Working gas levels in storage rose to 3,327 Bcf on Nov. 5 last year, the highest level in the last decade. With the 58 Bcf injection last week, working gas levels rose to 2,987 Bcf, which means there’s at least 340 Bcf of additional space left in storage that could be filled.

There are only about four more weeks left in the traditional storage injection season, but in 2001 injections continued until the end of November for a total of eight additional weeks because of warm weather and a strong economic incentive to store gas. Over the last five years an additional 185 Bcf of gas on average was added from the same week in October until net weekly withdrawals began. If a similar amount is added this year, working gas levels will enter the winter heating season at about 3,172 Bcf, or 34 Bcf above the five-year average but 155 Bcf less than last year.
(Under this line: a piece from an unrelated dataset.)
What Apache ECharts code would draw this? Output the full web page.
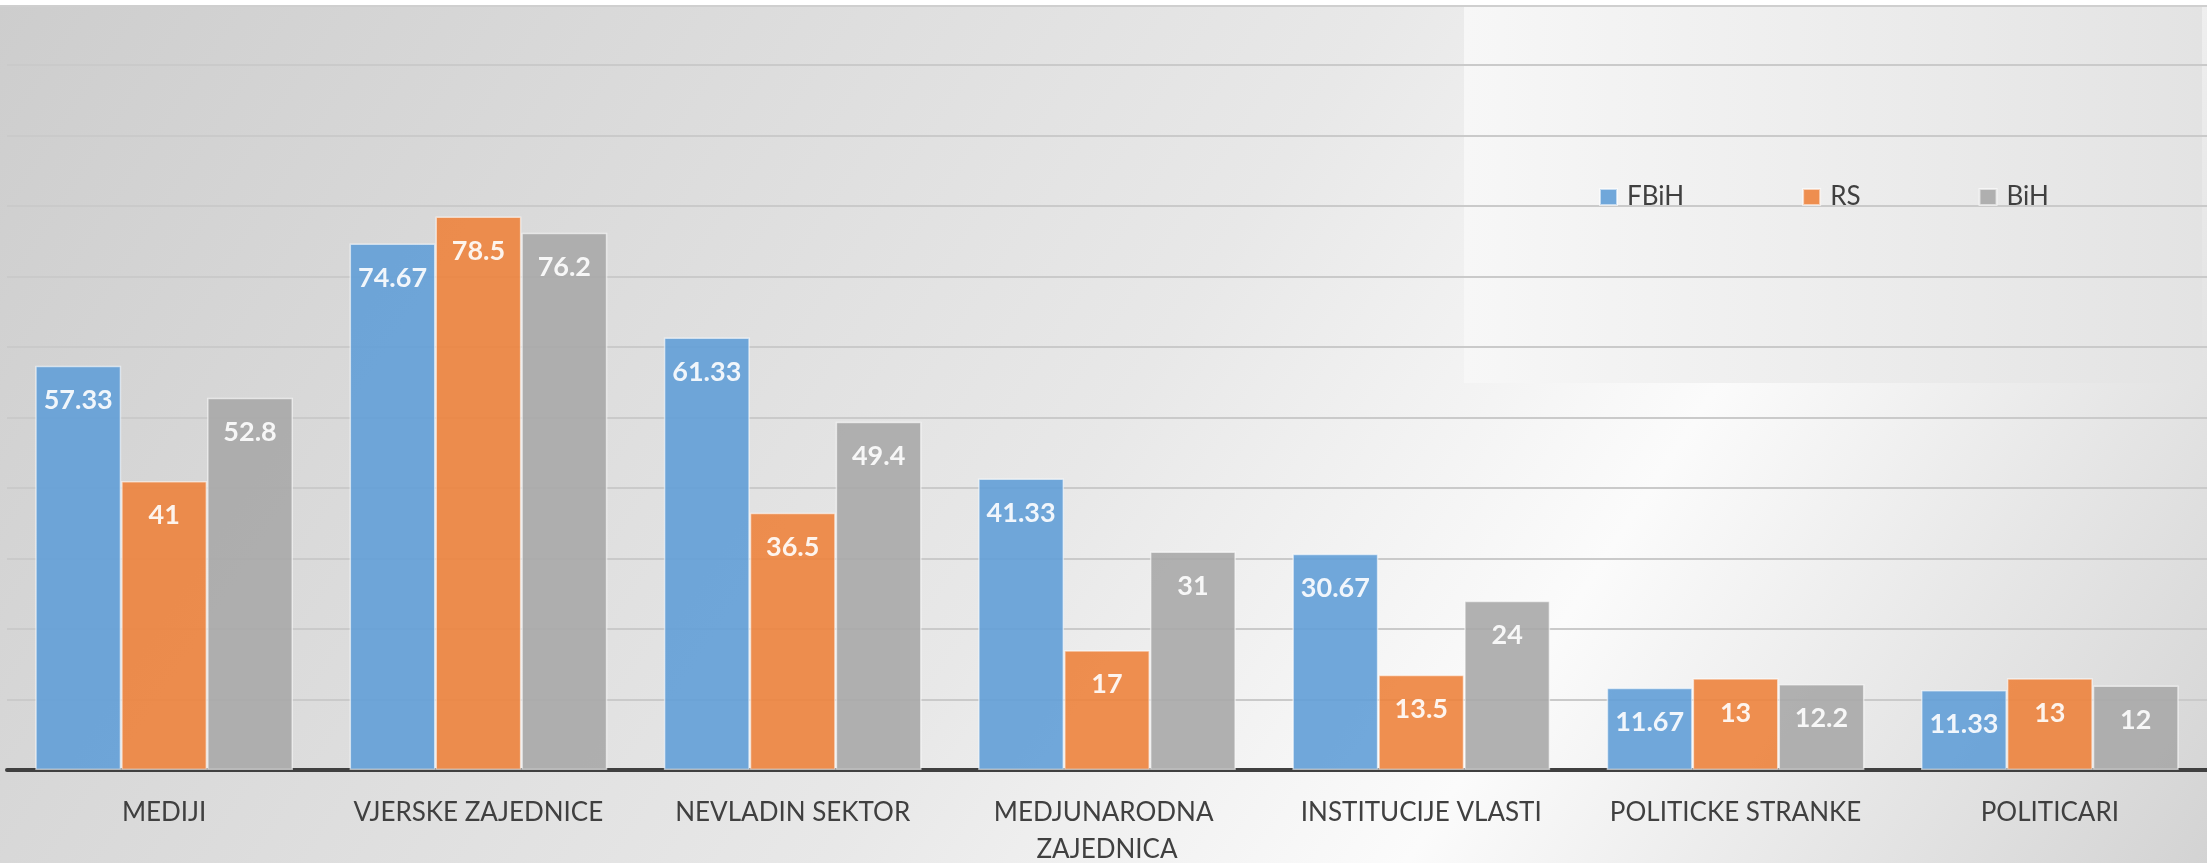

EEA’s Kevin Petak, director of modeling and forecasting, said in his presentation at the EIA Winter Fuels conference during the week that the lower than expected storage refill this fall due to the hurricane-related production shut-ins should continue to provide price support this winter. He said industrial demand destruction will balance the market, but Petak is predicting Henry Hub gas prices will average $13/MMBtu for the winter with significant price volatility.